PayPal, which already has a network of millions of vendors, is looking to corner this market by becoming just such a one-click payment solution. They key, as Apple’s App store has revealed, is that consumers need a mechanism that requires them to enter their credit card information exactly once, on the day they sign up for the service, which is exactly what PayPal is attempting to do.

Even better, unlike every other player trying to compete with Apple, odds are you already have a PayPal account.

“The analogy here is to compare PayPal’s release of [the mobile payment library, which is now integrated into Appcelerator] to the original Facebook Connect SDK several years ago,” says Scott Schwarzhoff, VP of marketing at Appcelerator. “This time, instead of a social graph, we’re talking about a commerce graph.
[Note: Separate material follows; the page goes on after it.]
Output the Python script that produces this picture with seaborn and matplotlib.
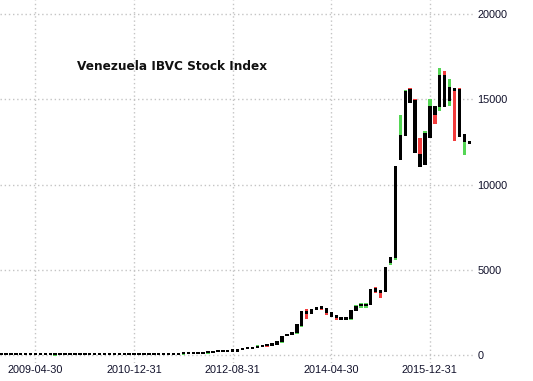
import numpy as np
import matplotlib
matplotlib.use("Agg")
import matplotlib.pyplot as plt
import seaborn as sns

# ---- data (monthly bars, 2008-09 .. 2016-08), index points ----
months = list(range(96))
tick_pos = [7, 27, 47, 67, 87]
tick_labels = ["2009-04-30", "2010-12-31", "2012-08-31", "2014-04-30", "2015-12-31"]
y_ticks = [0, 5000, 10000, 15000, 20000]

body_bottom = [20, 20, 20, 20, 20, 20, 20, 20, 20, 20, 20,
               40, 40, 40, 40, 40, 40, 40, 40, 40, 40, 40, 40, 40, 40, 40, 40, 40, 40, 40, 40, 40, 40, 40, 40, 40, 40,
               85, 85, 85, 85, 85,
               140, 117, 160, 160, 165, 195, 200, 295, 350, 365, 410, 450, 500, 545, 615,
               762, 1097, 1185, 1308, 1700, 2405, 2387, 2651, 2669, 2481, 2258, 2141, 2053, 2053,
               2094, 2592, 2845, 2845, 2932, 3695, 3619, 3677, 5413, 5671,
               11437, 12862, 14797, 11865, 11044, 11143, 12745, 14076, 14563, 14563, 14915, 15484,
               12803, 12510, 12357]
body_top = [40, 40, 40, 40, 40, 40, 40, 40, 40, 40, 40,
            70, 70, 70, 70, 70, 70, 70, 70, 70, 70, 70, 70, 70, 70, 70, 70, 70, 70, 70, 70, 70, 70, 70, 70, 70, 70,
            115, 115, 115, 115, 115,
            180, 235, 275, 275, 275, 335, 335, 395, 450, 485, 545, 585, 630, 700, 850,
            1114, 1214, 1349, 1800, 2580, 2580, 2698, 2798, 2856, 2757, 2522, 2346, 2211, 2211,
            2639, 2886, 3009, 3009, 3871, 3912, 3812, 5161, 5765, 11085,
            12903, 15484, 15583, 14956, 11789, 13003, 14621, 14621, 16422, 16422, 15736, 15660,
            15601, 12962, 12569]
low = [20, 20, 20, 20, 20, 20, 20, 20, 20, 20, 20,
       30, 40, 40, 40, 40, 40, 40, 40, 40, 40, 40, 40, 40, 40, 40, 40, 40, 40, 40, 40, 40, 40, 40, 40, 40, 40,
       75, 85, 85, 85, 85,
       130, 117, 160, 160, 165, 195, 200, 295, 350, 365, 400, 450, 480, 530, 615,
       704, 1097, 1185, 1261, 1671, 2140, 2387, 2651, 2640, 2317, 2258, 2082, 2035, 2035,
       2053, 2592, 2786, 2786, 2932, 3619, 3372, 3677, 5261, 5554,
       11437, 12862, 14797, 11865, 11044, 11143, 12745, 13548, 14328, 14563, 14621, 12551,
       12803, 11730, 12357]
high = [40, 40, 40, 40, 40, 40, 40, 40, 40, 40, 40,
        80, 70, 70, 70, 70, 70, 70, 70, 70, 70, 70, 70, 70, 70, 70, 70, 70, 70, 70, 70, 70, 70, 70, 70, 70, 70,
        125, 115, 115, 115, 115,
        190, 235, 275, 275, 275, 335, 335, 395, 450, 485, 555, 585, 640, 710, 850,
        1114, 1214, 1349, 1800, 2580, 2727, 2698, 2798, 2874, 2757, 2522, 2346, 2240, 2240,
        2639, 2932, 3050, 3050, 3871, 3988, 3812, 5161, 5765, 11085,
        14076, 15542, 15660, 15014, 12710, 13138, 15014, 14621, 16815, 16657, 16188, 15660,
        15660, 12962, 12569]
tone = ["", "", "", "", "", "", "", "", "", "", "",
        "g", "", "", "", "", "", "", "", "", "", "", "", "", "", "", "", "", "", "", "", "", "", "", "", "", "",
        "g", "", "", "", "",
        "g", "", "", "", "", "", "", "", "", "", "g", "", "r", "g", "",
        "g", "", "", "g", "g", "r", "", "", "r", "r", "", "r", "r", "g",
        "g", "g", "g", "g", "", "r", "r", "", "g", "g",
        "g", "g", "r", "r", "r", "g", "g", "r", "g", "r", "g", "r",
        "r", "g", "g"]

# ---- figure ----
sns.set_style("white")
plt.rcParams["font.family"] = ["Liberation Sans", "DejaVu Sans"]

W, H = 533, 381
fig = plt.figure(figsize=(W / 100, H / 100), dpi=100)
ax_h_px = 363
ax = fig.add_axes([0, 1 - ax_h_px / H, 473 / W, ax_h_px / H])

ylo, yhi = -469, 20821
ax.set_ylim(ylo, yhi)
ax.set_xlim(-0.2, 95.74)
upp = (yhi - ylo) / ax_h_px  # value units per pixel
minh = 2 * upp

x = np.array(months)
bb = np.array(body_bottom, float)
bt = np.array(body_top, float)
lo = np.array(low, float)
hi = np.array(high, float)
tn = np.array(tone)

def fix(b, t, mh):
    h = t - b
    mid = (t + b) / 2
    small = h < mh
    b = np.where(small, mid - mh / 2, b)
    h = np.where(small, mh, h)
    return b, h

rb, rh = fix(lo, hi, minh + 1.0 * upp)
cols = {"g": "#55d655", "r": "#f23c3c"}
for k, c in cols.items():
    m = tn == k
    ax.bar(x[m], rh[m], bottom=rb[m], width=0.7, color=c, linewidth=0, zorder=2)

b2, h2 = fix(bb, bt, minh)
ax.bar(x, h2, bottom=b2, width=0.7, color="black", linewidth=0, zorder=3)

ax.set_xticks(tick_pos)
ax.set_xticklabels(tick_labels)
ax.set_yticks(y_ticks)
ax.set_yticklabels([str(v) for v in y_ticks])
ax.yaxis.tick_right()
ax.tick_params(axis="both", length=0, labelsize=7.8, labelcolor="#10102a")
ax.tick_params(axis="x", pad=1.5)
ax.tick_params(axis="y", pad=3)
ax.grid(True, color="#c4c4c4", linestyle=(0, (1, 2)), linewidth=1)
ax.set_axisbelow(True)
for s in ax.spines.values():
    s.set_visible(False)
ax.patch.set_alpha(0)

fig.text(77 / W, 1 - 67 / H, "Venezuela IBVC Stock Index", fontsize=8.7,
         fontweight="bold", family="DejaVu Sans", va="center", ha="left", color="#111111")

fig.savefig("out.png", dpi=100)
And the numbers are large – over 80 million [PayPal] commerce-related identities waiting to go mobile.”

To understand the power of an alternate payment mechanism, if it succeeds, check out this video from Appcelerator. The gist of it is that integration with Appcelerator will allow developers to, for example, build custom apps for grocery stores or chains that would target users with deals (think Groupon), reward them with game-like elements like badges (a la Foursquare and SCVNGR), build shopping lists, and allow users to make orders for groceries or other goods in advance via their phones - even paying for them within the app itself.

Left unexplored in Appcelerator’s announcement is its potential to allow publishers of news content to charge for their wares by some mechanism other than Apple’s, which exacts a steep 30% cut of sales.